After finishing off heaping plates of Cuban food at lunch on the second day, the crowd rushes to find seats in the conference hall. Cesar Cerrudo, described by one attendee as the godfather of Argentinian hackers, demonstrates how to create gridlock and slow emergency response in Washington, D.C., by manipulating the data that flows between roadbed sensors and traffic-light controls. The job could be done for less than $100, he says, not including the cost of a small hovering drone that transmits the fake numbers. The Department of Homeland Security did not respond to a request for comment.
Security bugs in widely used software are relatively easy to find. The trick is to turn the bug into an “exploit,” which allows a hacker to take over someone else’s computer. Defense contractors refine the process further through “weaponization.” They make the exploits so stable and easy to use that a corporal sitting in Beijing can hack a computer in Paris without fuss.
The lone-wolf hacker still has a lot of mystique, but as the industry matures, pools of talent are settling in Silicon Valley-like concentrations around the world. Thailand is hot; so is Buenos Aires. While it’s impossible for a handful of people to make a fighter jet, boutique hacking firms with only a few employees can thrive as digital arms makers. The best are steeped in a culture famous for intense, Red Bull-fueled periods of productivity punctuated by robust partying. “The big guys have the resources in terms of financing,” Lim says, “but we have the skill set.”
One of his advantages, he says, is that he can accommodate the industry’s exotic personalities in ways larger companies won’t. Of his 17 employees, only five work from his offices in Singapore. One lives in the Marshall Islands; other workers have clocked in from Bangkok and Nepal. One of his top fuzzing experts rarely puts on shoes or long pants, Lim says. “How would that guy work for Raytheon?”
The imperative for secrecy means that some deals are laundered through middlemen, while others are negotiated by characters that veil their identity in sometimes comical ways. At the bar in the Fontainebleau, Lim tells the story of being approached by two men at a conference in Taiwan. They were ethnically Chinese, but had pitch-perfect American accents, with crew cuts and muscled physiques.

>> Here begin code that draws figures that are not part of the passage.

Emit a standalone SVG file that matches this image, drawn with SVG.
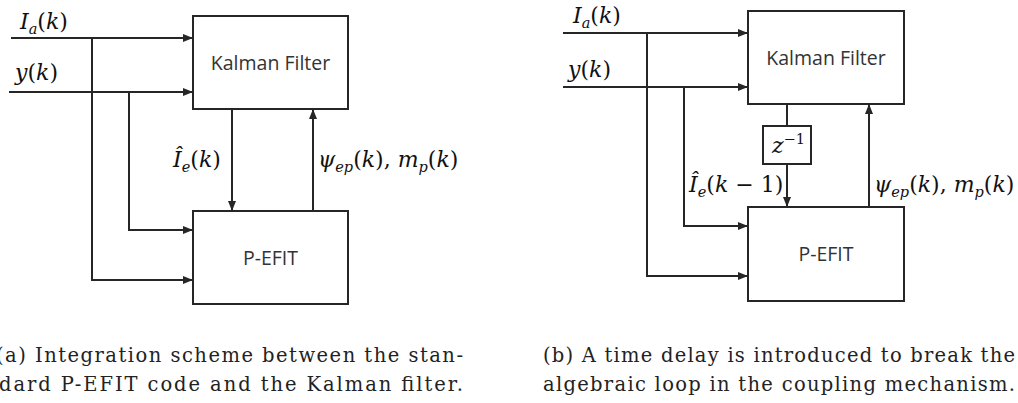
<svg xmlns="http://www.w3.org/2000/svg" width="1018" height="403" viewBox="0 0 1018 403">
<style>
.box{fill:#fff;stroke:#262626;stroke-width:2}
.ln{fill:none;stroke:#262626;stroke-width:2}
.blk{font-family:"Open Sans","Noto Sans",sans-serif;font-size:19.5px;fill:#333;text-anchor:middle}
.m{font-family:"DejaVu Serif","Liberation Serif",serif;font-size:22px;fill:#111}
.i{font-style:italic}
.s{font-size:14.5px;font-style:italic}
.cap{font-family:"DejaVu Serif","Liberation Serif",serif;font-size:19.5px;fill:#222}
</style>
<defs>
<marker id="ah" markerWidth="10" markerHeight="8" refX="10" refY="4" orient="auto" markerUnits="userSpaceOnUse">
<path d="M0,0 L10,4 L0,8 z" fill="#262626"/>
</marker>
</defs>
<g id="connectors">
<path class="ln" d="M11,38 H193" marker-end="url(#ah)"/>
<path class="ln" d="M9,92 H193" marker-end="url(#ah)"/>
<path class="ln" d="M92,38 V280 H193" marker-end="url(#ah)"/>
<path class="ln" d="M129,92 V230 H193" marker-end="url(#ah)"/>
<path class="ln" d="M232,109 V211" marker-end="url(#ah)"/>
<path class="ln" d="M313,211 V109" marker-end="url(#ah)"/>
<path class="ln" d="M563,33 H748" marker-end="url(#ah)"/>
<path class="ln" d="M563,87 H748" marker-end="url(#ah)"/>
<path class="ln" d="M647,33 V276 H748" marker-end="url(#ah)"/>
<path class="ln" d="M684,87 V226 H748" marker-end="url(#ah)"/>
<path class="ln" d="M787,104 V126"/>
<path class="ln" d="M787,164 V207" marker-end="url(#ah)"/>
<path class="ln" d="M869,207 V104" marker-end="url(#ah)"/>
</g>
<g id="kf-a"><rect class="box" x="193" y="16" width="155" height="93"/><text class="blk" x="270.5" y="70">Kalman Filter</text></g>
<g id="pefit-a"><rect class="box" x="193" y="211" width="155" height="93"/><text class="blk" x="270.5" y="265">P-EFIT</text></g>
<g id="kf-b"><rect class="box" x="748" y="11" width="156" height="93"/><text class="blk" x="826" y="65">Kalman Filter</text></g>
<g id="pefit-b"><rect class="box" x="748" y="207" width="156" height="94"/><text class="blk" x="826" y="261">P-EFIT</text></g>
<g id="delay-b"><rect class="box" x="763" y="126" width="48" height="38"/>
<text class="m" x="772" y="153"><tspan class="i">z</tspan><tspan font-size="14.5" dy="-9">−1</tspan></text></g>
<g id="labels">
<text class="m" x="20" y="29"><tspan class="i">I</tspan><tspan class="s" dy="5">a</tspan><tspan dy="-5">(</tspan><tspan class="i">k</tspan>)</text>
<text class="m" x="15" y="80"><tspan class="i">y</tspan>(<tspan class="i">k</tspan>)</text>
<text class="m" x="173" y="167"><tspan class="i">Î</tspan><tspan class="s" dy="5">e</tspan><tspan dy="-5">(</tspan><tspan class="i">k</tspan>)</text>
<text class="m" x="318" y="167"><tspan class="i">ψ</tspan><tspan class="s" dy="5">ep</tspan><tspan dy="-5">(</tspan><tspan class="i">k</tspan>), <tspan class="i">m</tspan><tspan class="s" dy="5">p</tspan><tspan dy="-5">(</tspan><tspan class="i">k</tspan>)</text>
<text class="m" x="573" y="23"><tspan class="i">I</tspan><tspan class="s" dy="5">a</tspan><tspan dy="-5">(</tspan><tspan class="i">k</tspan>)</text>
<text class="m" x="568" y="77"><tspan class="i">y</tspan>(<tspan class="i">k</tspan>)</text>
<text class="m" x="689" y="192"><tspan class="i">Î</tspan><tspan class="s" dy="5">e</tspan><tspan dy="-5">(</tspan><tspan class="i">k</tspan> − 1)</text>
<text class="m" x="874" y="192"><tspan class="i">ψ</tspan><tspan class="s" dy="5">ep</tspan><tspan dy="-5">(</tspan><tspan class="i">k</tspan>), <tspan class="i">m</tspan><tspan class="s" dy="5">p</tspan><tspan dy="-5">(</tspan><tspan class="i">k</tspan>)</text>
</g>
<g id="captions">
<text class="cap" x="-4" y="362" textLength="467" lengthAdjust="spacing">(a) Integration scheme between the stan-</text>
<text class="cap" x="-1" y="391" textLength="464" lengthAdjust="spacing">dard P-EFIT code and the Kalman filter.</text>
<text class="cap" x="543" y="362" textLength="472" lengthAdjust="spacing">(b) A time delay is introduced to break the</text>
<text class="cap" x="543" y="391" textLength="472" lengthAdjust="spacing">algebraic loop in the coupling mechanism.</text>
</g>
</svg>
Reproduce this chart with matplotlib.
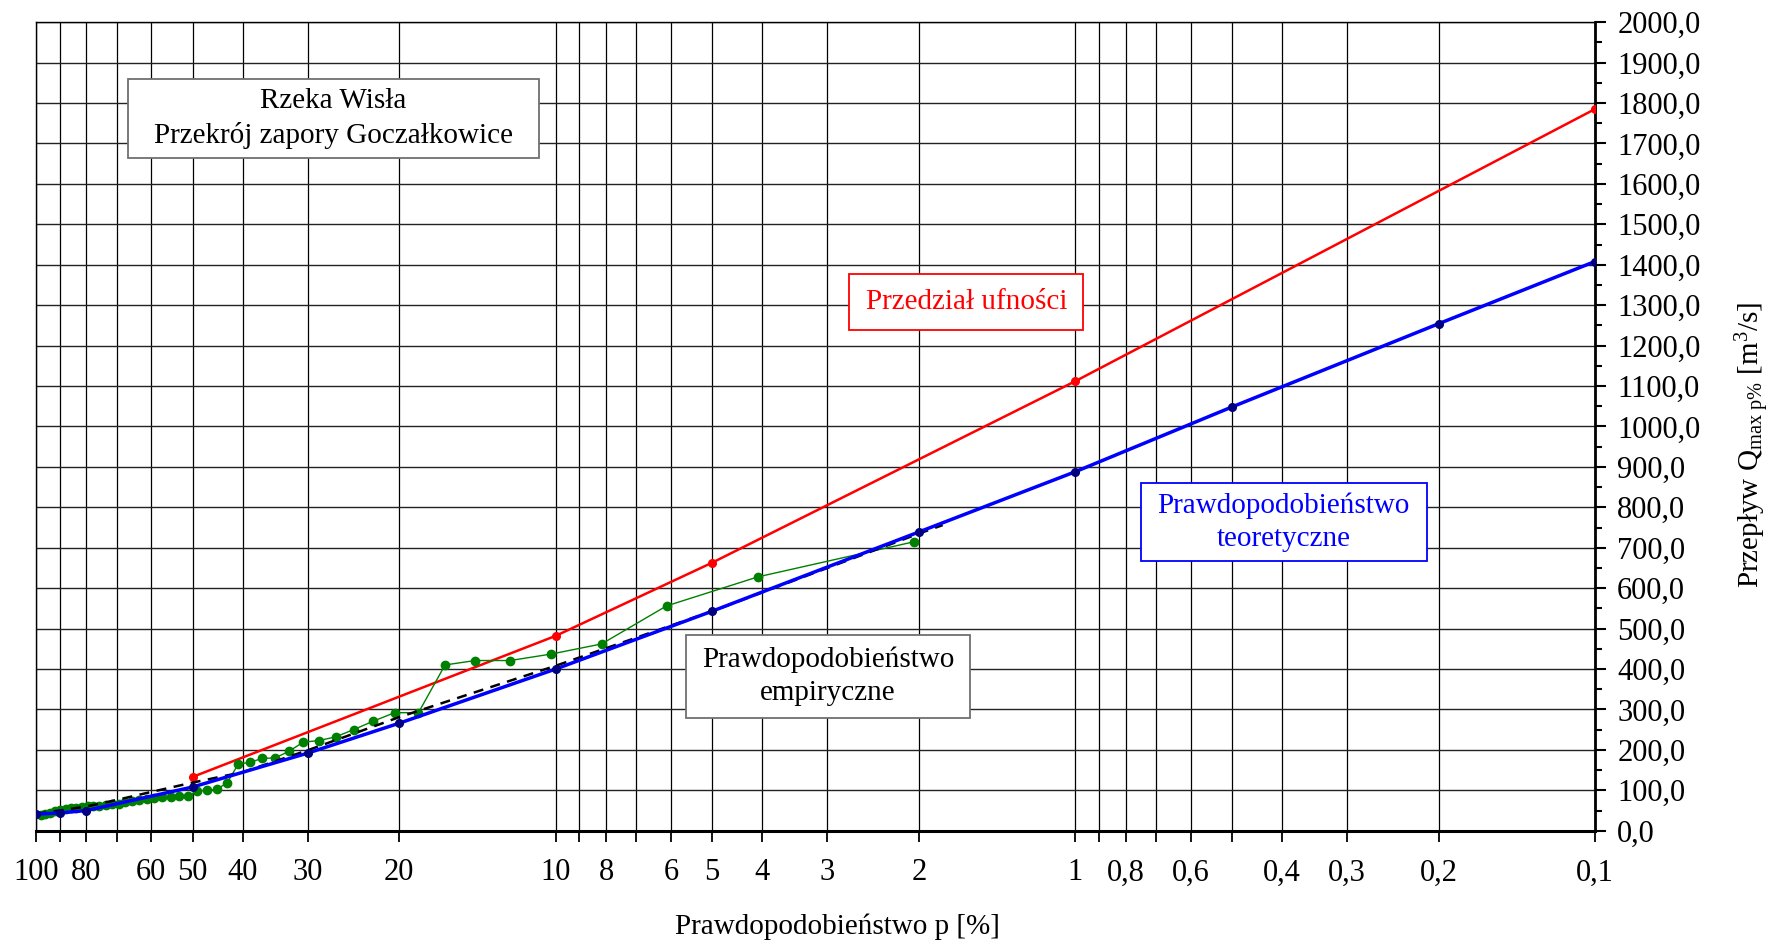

After a discussion over potent Chinese liquor about the capabilities of Lim’s fuzzing engine, the men handed him a card with a U.S. Defense Department logo on it. It was a decent cover story, Lim says. Except the given e-mail address was a Google webmail account, and the card itself looked like it had been printed at a shop around the corner.
“This business has gotten so shady,” he says, laughing raucously. “You just never know who you’re talking to.”